It looks like the Americans reached the decision so as not to antagonize Bennett and Lapid’s fragile coalition
A year ago, at the end of Israel’s Operation Guardian of the Walls in Gaza, President Biden and Secretary of State Blinken made clear their intention to the previous Israeli government to reopen the office for Palestinians, which was closed under the Trump administration. This week, in something of an about-face, it was reported that the administration has decided to freeze the opening of a US consulate for Palestinians on Agron Street. To soften the blow for the Palestinians, the US announced Hady Amr, a state department official, will be appointed special envoy on Palestinian affairs.
It looks like the Americans reached the decision so as not to antagonize Bennett and Lapid’s fragile coalition, which is currently down to 60 seats and barely functional. Realizing that reopening the consulate could bring down the government, the administration decided to let sleeping dogs lie. The creation of Hady Amr’s new position is no doubt meant to signal to the Palestinians that the administration is still thinking about them, but Ramallah was not pleased by the news. A senior Palestinian official told Ha’aretz this week: “The United States is neglecting us in order not to destabilize Bennett’s coalition.”

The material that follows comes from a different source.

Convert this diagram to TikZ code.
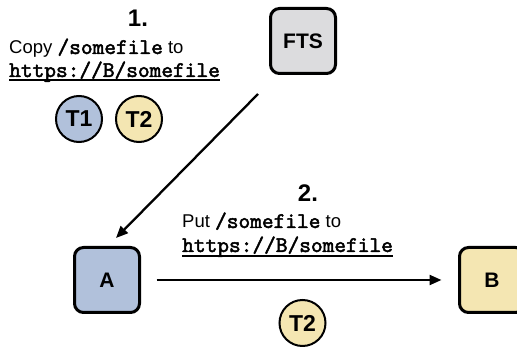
\documentclass[tikz,border=0pt]{standalone}
\usepackage{fontspec}
\setmainfont{Liberation Sans}
\newfontfamily\codefont[FakeBold=2.2]{lmmono10-regular.otf}
\usetikzlibrary{arrows.meta}

\definecolor{ftsgray}{HTML}{DCDCDE}
\definecolor{siteblue}{HTML}{B1C1DB}
\definecolor{siteyellow}{HTML}{F4E6B2}

\tikzset{
  sitebox/.style={draw=black, line width=3pt, rounded corners=9pt,
    minimum width=65pt, minimum height=65pt, inner sep=0pt,
    font=\fontsize{21}{21}\selectfont\bfseries},
  token/.style={circle, draw=black, line width=2pt, minimum size=46pt,
    inner sep=0pt, font=\fontsize{23}{23}\selectfont\bfseries},
  flow/.style={line width=2.3pt, -{Triangle[length=12pt,width=10pt]}},
  steplabel/.style={inner sep=0pt, font=\fontsize{24}{24}\selectfont\bfseries},
  caption/.style={inner sep=0pt, anchor=base west, font=\fontsize{18.5}{18.5}\selectfont},
  uline/.style={line width=1.5pt}
}
\newcommand{\code}[1]{{\codefont\fontsize{22.3}{22.3}\selectfont #1}}

\begin{document}
\begin{tikzpicture}[x=1pt, y=-1pt]
  \useasboundingbox (0,0) rectangle (517,347);
  \begin{scope}
    \clip (0,0) rectangle (517,347);

    % hosts
    \node[sitebox, fill=ftsgray]    (fts) at (303,41)  {FTS};
    \node[sitebox, fill=siteblue]   (a)   at (107,280) {A};
    \node[sitebox, fill=siteyellow] (b)   at (492,280) {B};

    % step 1: third-party copy
    \node[steplabel] (s1) at (138,18.5) {1.};
    \node[caption] (c1a) at (9,54) {Copy \code{/somefile} to};
    \node[caption] (c1b) at (9,77) {\code{https://B/somefile}};
    \draw[uline] ([yshift=-3pt]c1b.base west) -- ([yshift=-3pt]c1b.base east);
    \node[token, fill=siteblue]   (t1)  at (79,119)  {T1};
    \node[token, fill=siteyellow] (t2)  at (139,119) {T2};

    % step 2: push to B
    \node[steplabel] (s2) at (308,193.5) {2.};
    \node[caption] (c2a) at (182,228) {Put \code{/somefile} to};
    \node[caption] (c2b) at (182,252) {\code{https://B/somefile}};
    \draw[uline] ([yshift=-4pt]c2b.base west) -- ([yshift=-4pt]c2b.base east);
    \node[token, fill=siteyellow] (t2b) at (302.5,323) {T2};

    % transfers
    \draw[flow] ([xshift=-45pt,yshift=-19pt]fts.south) -- ([xshift=9pt,yshift=8pt]a.north);
    \draw[flow] ([xshift=15.5pt]a.east) -- ([xshift=-16.5pt]b.west);
  \end{scope}
\end{tikzpicture}
\end{document}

At the same time, reports have it that the US Defense Department is considering reducing the rank of the United States Security Coordinator with the PA. According to a report in Walla, General Mark Milley, chairman of the Joint Chiefs of Staff, has in recent months presented Defense Secretary Lloyd Austin with a plan to significantly cut the number of generals in the US Army, following through on a budget-cutting bill that passed Congress in 2017. The Trump administration decided that a considerable share of the cuts would come at the expense of generals serving in military bases and embassies abroad. The plan would downgrade the rank of the United States Security Coordinator from three-star general to the rank of a colonel — per the Walla report.
And while neither of these moves is ideological (this isn’t a right-wing administration trying to distance itself from the PA) it’s hard to avoid the feeling that, a year and a half into the president’s term, the Palestinian issue is very low in his list of priorities — far below the climate crisis, for example.